Popular sovereignty: Popular sovereignty means rule by the people. Nationalism and modern democracy are forms of popular sovereignty. The reason that nationalism and democracy are not always connected is that they are often based on different ideas of "the people." Some of these different ideas are ethnic nationalism and political nationalism, both of which stress the importance of a common language (although this is not absolutely essential in either case). For instance, Switzerland has four official languages, yet its citizens form a stable and unified political entity. Countries like Belgium and Spain also have significant linguistic splits. Languages are also not enough to link different peoples politically. English, for instance, is shared by people in Australia, New Zealand, Great Britain, Ireland, the U.S. and in most of Canada, but all these people are representatives of different "nations."
Ethnic nationalism: Ethnic nationalism considers the people as a group of physically related persons, a kinship group. "Blood lines" and race are important to ethnic nationalists, who view the nation as an extension of the family, tribe, or clan. The ideology of Nazi Germany is an extreme example of ethnic nationalism. Ethnic nationalism tends to be backward-looking in that it glorifies past epochs of supposed national unity, purity, and greatness. Ethnic nationalists also look askance at minority groups who inhabit the same country; full citizenship is reserved for people who share the ethnic background of the dominant nation.
Political nationalism: Political nationalism considers the nation as simply a political population. Political nationalists share the same ideals, political attitudes, and sense of future mission. This kind of nation has membership criteria that are more flexible than those of ethnic nationalism; it is more pervious and hospitable to immigrants. The nationalism of the United States is an example of political nationalism, since today there are no ethnic or racial criteria for being an American.

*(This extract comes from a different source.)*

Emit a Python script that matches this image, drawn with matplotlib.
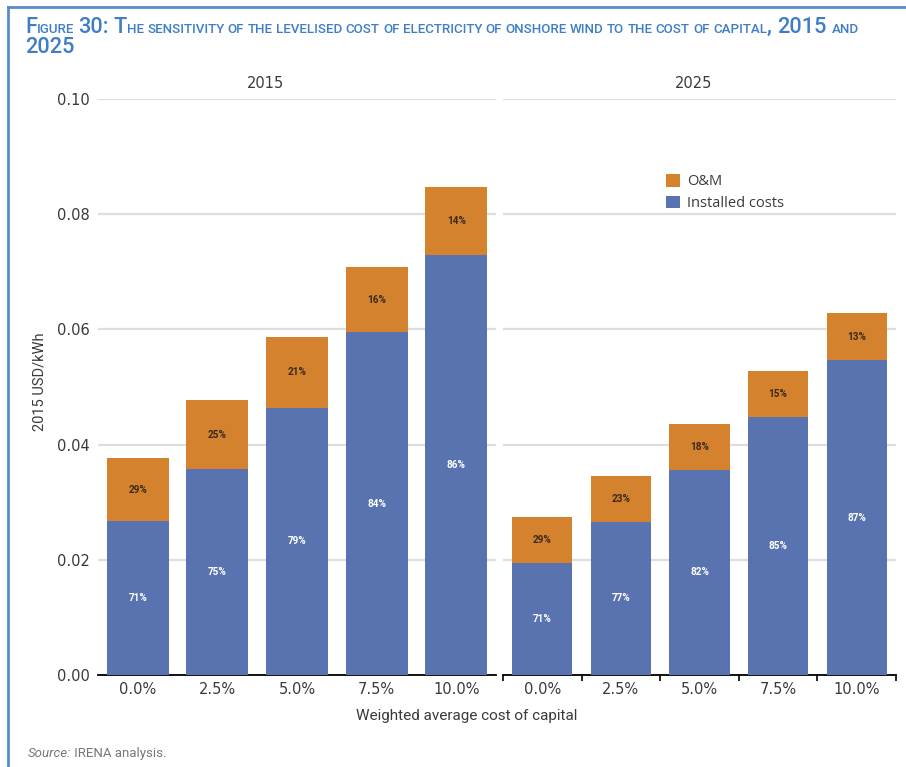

Byzantine Empire: The Byzantine Empire was the main successor state to the unified Roman Empire, which broke up in the late 5th century A.D. The Byzantine Empire's capital was the ancient Greco-Roman city of Byzantium, which was also known as Constantinople, after the Emperor Constantine, who greatly increased the empire's power and prestige. The Byzantine Empire survived until 1453, when it was completely overrun by the Ottoman Empire. But the Byzantine Empire had already been losing power and territory for several centuries.
Ottoman Empire: The Ottoman Empire was an important state which, at its peak, ruled much of the Middle East, North Africa, and Southeastern Europe (the Balkans). The empire was based on the Ottoman Turkish ruling family. In 1453 the Ottoman Turks captured the Byzantine city of Constantinople; they renamed it Istanbul and used it from then on as their capital. The Ottoman Empire was extremely diverse in national and linguistic terms; in addition to Turks, it was inhabited by large numbers of Arabs, Kurds, Greeks, Serbs, Romanians, Bulgarians, and Albanians. The Ottoman Empire gradually declined after 1700, and it broke up for good just after World War I, in which it fought on the losing side. Today's Turkey corresponds to the old heartland of the Ottoman Empire.
Habsburg Empire: The Habsburg Empire was a great power in Europe from the late Middle Ages until World War I. It was ruled by the Austrian royal family, the Habsburgs, and its capital city was Vienna. The Habsburg Empire eventually included Hungary, the Czech lands, Slovakia, Croatia, Slovenia, Bosnia-Herzegovina, and important parts of Italy, Poland, and Romania. Although its critics sometimes referred to it as "a prison of nations," the Habsburg Empire offered protection to many small national groups and kept them from being absorbed by other cultures. It also laid the foundations for the industrial development of Central Europe. The Empire broke up as a result of World War I, and its territory provided the basis for the new countries of Austria, Hungary, and Czechoslovakia. Some Habsburg territory also was transferred to the country of Yugoslavia, which was created at that time.
The Eastern Question: This term refers to the diplomatic struggles surrounding the decline and demise of the Ottoman Empire. As this empire weakened after about 1700, its neighbors wished to extend their influence into former Ottoman territories. Various national groups within the Ottoman Empire, moreover, were struggling to regain their freedom. These "successor states" such as Serbia, Greece, Romania, Bulgaria, and Albania eventually emerged in the wake of the retreating Ottoman Empire. The most famous example of the Eastern Question was the dispute over the Ottoman province of Bosnia-Herzegovina, which was occupied by the Habsburg Empire after a war in 1878. The country of Serbia, next to Bosnia, had recently become independent from the Ottoman Empire also, and it also aimed to annex Bosnia. This rivalry led to great tensions between the Habsburg Empire and Serbia, and World War I began after a Serbian nationalist killed the Austrian heir apparent on a visit to the Bosnian capital of Sarajevo.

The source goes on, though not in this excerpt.